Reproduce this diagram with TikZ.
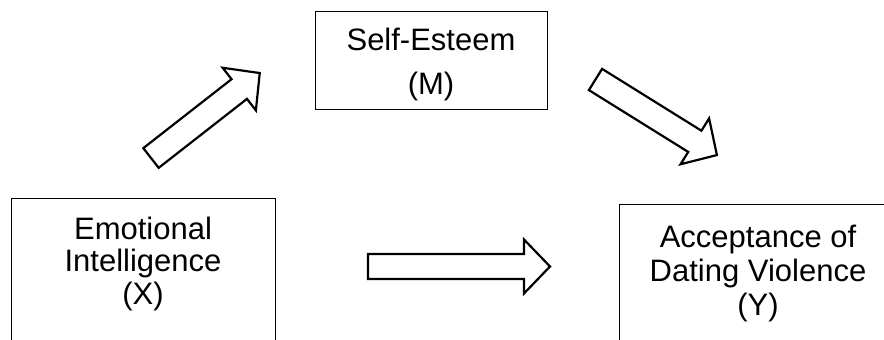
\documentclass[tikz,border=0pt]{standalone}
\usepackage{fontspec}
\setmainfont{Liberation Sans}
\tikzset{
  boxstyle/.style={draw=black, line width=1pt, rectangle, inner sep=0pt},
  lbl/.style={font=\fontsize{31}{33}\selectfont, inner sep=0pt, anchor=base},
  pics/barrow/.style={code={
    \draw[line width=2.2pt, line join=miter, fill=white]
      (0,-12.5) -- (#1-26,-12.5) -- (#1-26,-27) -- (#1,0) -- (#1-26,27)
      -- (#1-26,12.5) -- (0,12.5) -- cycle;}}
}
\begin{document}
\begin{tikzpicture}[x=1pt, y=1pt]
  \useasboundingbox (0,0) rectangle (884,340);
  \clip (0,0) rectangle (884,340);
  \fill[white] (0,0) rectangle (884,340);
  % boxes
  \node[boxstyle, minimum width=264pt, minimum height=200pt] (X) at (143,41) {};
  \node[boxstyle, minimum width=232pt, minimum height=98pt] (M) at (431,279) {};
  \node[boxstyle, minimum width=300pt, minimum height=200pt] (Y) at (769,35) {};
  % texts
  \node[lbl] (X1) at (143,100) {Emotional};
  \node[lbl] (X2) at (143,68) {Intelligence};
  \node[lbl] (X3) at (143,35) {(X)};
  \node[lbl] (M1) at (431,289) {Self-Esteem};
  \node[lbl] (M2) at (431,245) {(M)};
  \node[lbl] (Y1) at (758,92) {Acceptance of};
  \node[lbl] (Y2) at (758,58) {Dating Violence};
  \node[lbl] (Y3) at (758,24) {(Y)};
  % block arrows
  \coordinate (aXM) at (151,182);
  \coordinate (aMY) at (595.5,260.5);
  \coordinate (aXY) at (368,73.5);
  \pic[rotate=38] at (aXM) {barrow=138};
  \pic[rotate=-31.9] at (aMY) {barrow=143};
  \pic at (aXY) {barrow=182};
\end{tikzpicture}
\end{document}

◆ ◆ ◆ ◆ ◆

## Problem to work on
Repeat the full listing above exactly, with no pictures in the copy.

## Result of this exercise
Reproduce this diagram with TikZ.
\documentclass[tikz,border=0pt]{standalone}
\usepackage{fontspec}
\setmainfont{Liberation Sans}
\tikzset{
  boxstyle/.style={draw=black, line width=1pt, rectangle, inner sep=0pt},
  lbl/.style={font=\fontsize{31}{33}\selectfont, inner sep=0pt, anchor=base},
  pics/barrow/.style={code={
    \draw[line width=2.2pt, line join=miter, fill=white]
      (0,-12.5) -- (#1-26,-12.5) -- (#1-26,-27) -- (#1,0) -- (#1-26,27)
      -- (#1-26,12.5) -- (0,12.5) -- cycle;}}
}
\begin{document}
\begin{tikzpicture}[x=1pt, y=1pt]
  \useasboundingbox (0,0) rectangle (884,340);
  \clip (0,0) rectangle (884,340);
  \fill[white] (0,0) rectangle (884,340);
  % boxes
  \node[boxstyle, minimum width=264pt, minimum height=200pt] (X) at (143,41) {};
  \node[boxstyle, minimum width=232pt, minimum height=98pt] (M) at (431,279) {};
  \node[boxstyle, minimum width=300pt, minimum height=200pt] (Y) at (769,35) {};
  % texts
  \node[lbl] (X1) at (143,100) {Emotional};
  \node[lbl] (X2) at (143,68) {Intelligence};
  \node[lbl] (X3) at (143,35) {(X)};
  \node[lbl] (M1) at (431,289) {Self-Esteem};
  \node[lbl] (M2) at (431,245) {(M)};
  \node[lbl] (Y1) at (758,92) {Acceptance of};
  \node[lbl] (Y2) at (758,58) {Dating Violence};
  \node[lbl] (Y3) at (758,24) {(Y)};
  % block arrows
  \coordinate (aXM) at (151,182);
  \coordinate (aMY) at (595.5,260.5);
  \coordinate (aXY) at (368,73.5);
  \pic[rotate=38] at (aXM) {barrow=138};
  \pic[rotate=-31.9] at (aMY) {barrow=143};
  \pic at (aXY) {barrow=182};
\end{tikzpicture}
\end{document}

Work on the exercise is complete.